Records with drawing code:
'''

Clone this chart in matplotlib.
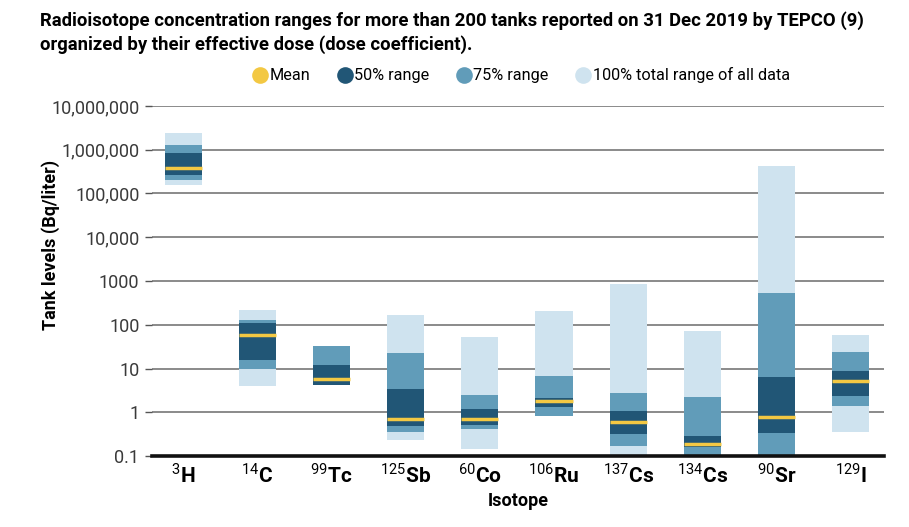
import matplotlib
matplotlib.use("Agg")
import matplotlib.pyplot as plt
from matplotlib.lines import Line2D

# isotopes ordered by dose coefficient
mass_numbers = ["3", "14", "99", "125", "60", "106", "137", "134", "90", "129"]
elements = ["H", "C", "Tc", "Sb", "Co", "Ru", "Cs", "Cs", "Sr", "I"]

# Bq/liter
full_lo = [157e3, 3.96, 4.3, 0.23, 0.147, 0.84, 0.1, 0.1, 0.1, 0.36]
full_hi = [2.46e6, 222, 32.5, 169, 52, 211, 851, 71.6, 417e3, 59]
p75_lo = [207e3, 10, 4.3, 0.345, 0.42, 0.84, 0.165, 0.1, 0.1, 1.41]
p75_hi = [1.25e6, 126, 32.5, 22.6, 2.47, 6.9, 2.8, 2.26, 525, 23.5]
p50_lo = [266e3, 15.7, 4.3, 0.48, 0.51, 1.32, 0.32, 0.157, 0.33, 2.35]
p50_hi = [830e3, 111, 12, 3.4, 1.19, 2.1, 1.07, 0.28, 6.45, 8.7]
mean_vals = [380e3, 59, 5.7, 0.72, 0.69, 1.78, 0.59, 0.19, 0.79, 5.1]

ytick_vals = [0.1, 1, 10, 100, 1000, 1e4, 1e5, 1e6, 1e7]
ytick_labels = ["0.1", "1", "10", "100", "1000", "10,000", "100,000", "1,000,000", "10,000,000"]

C_MEAN = "#f3c843"
C_50 = "#215676"
C_75 = "#619cb9"
C_100 = "#cfe3ef"

plt.rcParams["mathtext.fontset"] = "custom"
plt.rcParams["mathtext.rm"] = "Roboto"
plt.rcParams["mathtext.bf"] = "Roboto:bold"

fig = plt.figure(figsize=(9.09, 5.27), dpi=100)
ax = fig.add_axes([0.1672, 0.1347, 0.8053, 0.6642])

x = list(range(len(elements)))
w = 0.5

def draw_range(lo, hi, color, z):
    heights = [h - l for l, h in zip(lo, hi)]
    ax.bar(x, heights, bottom=lo, width=w, color=color, linewidth=0, zorder=z)

draw_range(full_lo, full_hi, C_100, 2)
draw_range(p75_lo, p75_hi, C_75, 3)
draw_range(p50_lo, p50_hi, C_50, 4)
ax.hlines(mean_vals, [i - w / 2 for i in x], [i + w / 2 for i in x],
          colors=C_MEAN, linewidth=2.5, zorder=5)

ax.set_yscale("log")
ax.set_ylim(0.1, 1e7)
ax.set_xlim(-0.42, 9.45)

for v in ytick_vals[1:]:
    ax.axhline(v, color="#6b6b6b", linewidth=1.1, zorder=1)

ax.set_yticks(ytick_vals)
ax.set_yticklabels(ytick_labels, fontfamily="Roboto", fontweight="normal",
                   fontsize=13, color="#3a3a3a")
ax.yaxis.set_minor_locator(matplotlib.ticker.NullLocator())
ax.tick_params(axis="y", length=5, width=1, color="#555555", pad=4)

ax.set_xticks(x)
ax.set_xticklabels([r"$^{%s}\mathbf{%s}$" % (m, e) for m, e in zip(mass_numbers, elements)],
                   fontsize=15)
ax.tick_params(axis="x", length=0, pad=5)

for s in ["top", "right", "left"]:
    ax.spines[s].set_visible(False)
ax.spines["bottom"].set_linewidth(2.6)
ax.spines["bottom"].set_color("#111111")
ax.spines["bottom"].set_zorder(6)

ax.set_xlabel("Isotope", fontfamily="Roboto", fontweight="bold", fontsize=13, labelpad=4)
fig.text(0.056, 0.535, "Tank levels (Bq/liter)", rotation=90, ha="center", va="center",
         fontfamily="Roboto", fontweight="bold", fontsize=13)

title = ("Radioisotope concentration ranges for more than 200 tanks reported on 31 Dec 2019 by TEPCO (9)\n"
         "organized by their effective dose (dose coefficient).")
fig.text(0.044, 0.978, title, ha="left", va="top", fontsize=13.3, fontweight="bold",
         fontfamily="Roboto", linespacing=1.3)

handles = [Line2D([], [], marker="o", linestyle="", markersize=12, color=c, markeredgewidth=0)
           for c in [C_MEAN, C_50, C_75, C_100]]
labels = ["Mean", "50% range", "75% range", "100% total range of all data"]
fig.legend(handles, labels, loc="center", bbox_to_anchor=(0.573, 0.857), ncol=4,
           frameon=False, handletextpad=0.1, columnspacing=1.6, handlelength=1.0,
           prop={"family": "Roboto", "size": 11.7})

fig.savefig("out.png", dpi=100)
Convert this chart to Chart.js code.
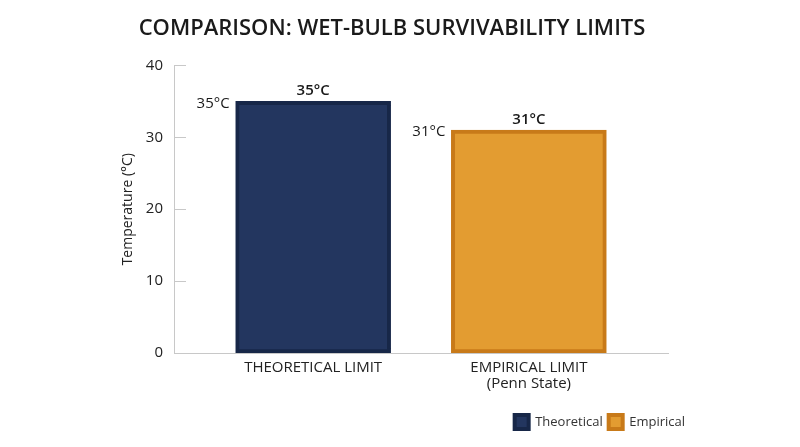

'''

● **Your task**
Every line of the data should be copied as it stands, without the images.

● **Result for this exercise**
Clone this chart in matplotlib.
import matplotlib
matplotlib.use("Agg")
import matplotlib.pyplot as plt
from matplotlib.lines import Line2D

# isotopes ordered by dose coefficient
mass_numbers = ["3", "14", "99", "125", "60", "106", "137", "134", "90", "129"]
elements = ["H", "C", "Tc", "Sb", "Co", "Ru", "Cs", "Cs", "Sr", "I"]

# Bq/liter
full_lo = [157e3, 3.96, 4.3, 0.23, 0.147, 0.84, 0.1, 0.1, 0.1, 0.36]
full_hi = [2.46e6, 222, 32.5, 169, 52, 211, 851, 71.6, 417e3, 59]
p75_lo = [207e3, 10, 4.3, 0.345, 0.42, 0.84, 0.165, 0.1, 0.1, 1.41]
p75_hi = [1.25e6, 126, 32.5, 22.6, 2.47, 6.9, 2.8, 2.26, 525, 23.5]
p50_lo = [266e3, 15.7, 4.3, 0.48, 0.51, 1.32, 0.32, 0.157, 0.33, 2.35]
p50_hi = [830e3, 111, 12, 3.4, 1.19, 2.1, 1.07, 0.28, 6.45, 8.7]
mean_vals = [380e3, 59, 5.7, 0.72, 0.69, 1.78, 0.59, 0.19, 0.79, 5.1]

ytick_vals = [0.1, 1, 10, 100, 1000, 1e4, 1e5, 1e6, 1e7]
ytick_labels = ["0.1", "1", "10", "100", "1000", "10,000", "100,000", "1,000,000", "10,000,000"]

C_MEAN = "#f3c843"
C_50 = "#215676"
C_75 = "#619cb9"
C_100 = "#cfe3ef"

plt.rcParams["mathtext.fontset"] = "custom"
plt.rcParams["mathtext.rm"] = "Roboto"
plt.rcParams["mathtext.bf"] = "Roboto:bold"

fig = plt.figure(figsize=(9.09, 5.27), dpi=100)
ax = fig.add_axes([0.1672, 0.1347, 0.8053, 0.6642])

x = list(range(len(elements)))
w = 0.5

def draw_range(lo, hi, color, z):
    heights = [h - l for l, h in zip(lo, hi)]
    ax.bar(x, heights, bottom=lo, width=w, color=color, linewidth=0, zorder=z)

draw_range(full_lo, full_hi, C_100, 2)
draw_range(p75_lo, p75_hi, C_75, 3)
draw_range(p50_lo, p50_hi, C_50, 4)
ax.hlines(mean_vals, [i - w / 2 for i in x], [i + w / 2 for i in x],
          colors=C_MEAN, linewidth=2.5, zorder=5)

ax.set_yscale("log")
ax.set_ylim(0.1, 1e7)
ax.set_xlim(-0.42, 9.45)

for v in ytick_vals[1:]:
    ax.axhline(v, color="#6b6b6b", linewidth=1.1, zorder=1)

ax.set_yticks(ytick_vals)
ax.set_yticklabels(ytick_labels, fontfamily="Roboto", fontweight="normal",
                   fontsize=13, color="#3a3a3a")
ax.yaxis.set_minor_locator(matplotlib.ticker.NullLocator())
ax.tick_params(axis="y", length=5, width=1, color="#555555", pad=4)

ax.set_xticks(x)
ax.set_xticklabels([r"$^{%s}\mathbf{%s}$" % (m, e) for m, e in zip(mass_numbers, elements)],
                   fontsize=15)
ax.tick_params(axis="x", length=0, pad=5)

for s in ["top", "right", "left"]:
    ax.spines[s].set_visible(False)
ax.spines["bottom"].set_linewidth(2.6)
ax.spines["bottom"].set_color("#111111")
ax.spines["bottom"].set_zorder(6)

ax.set_xlabel("Isotope", fontfamily="Roboto", fontweight="bold", fontsize=13, labelpad=4)
fig.text(0.056, 0.535, "Tank levels (Bq/liter)", rotation=90, ha="center", va="center",
         fontfamily="Roboto", fontweight="bold", fontsize=13)

title = ("Radioisotope concentration ranges for more than 200 tanks reported on 31 Dec 2019 by TEPCO (9)\n"
         "organized by their effective dose (dose coefficient).")
fig.text(0.044, 0.978, title, ha="left", va="top", fontsize=13.3, fontweight="bold",
         fontfamily="Roboto", linespacing=1.3)

handles = [Line2D([], [], marker="o", linestyle="", markersize=12, color=c, markeredgewidth=0)
           for c in [C_MEAN, C_50, C_75, C_100]]
labels = ["Mean", "50% range", "75% range", "100% total range of all data"]
fig.legend(handles, labels, loc="center", bbox_to_anchor=(0.573, 0.857), ncol=4,
           frameon=False, handletextpad=0.1, columnspacing=1.6, handlelength=1.0,
           prop={"family": "Roboto", "size": 11.7})

fig.savefig("out.png", dpi=100)
Convert this chart to Chart.js code.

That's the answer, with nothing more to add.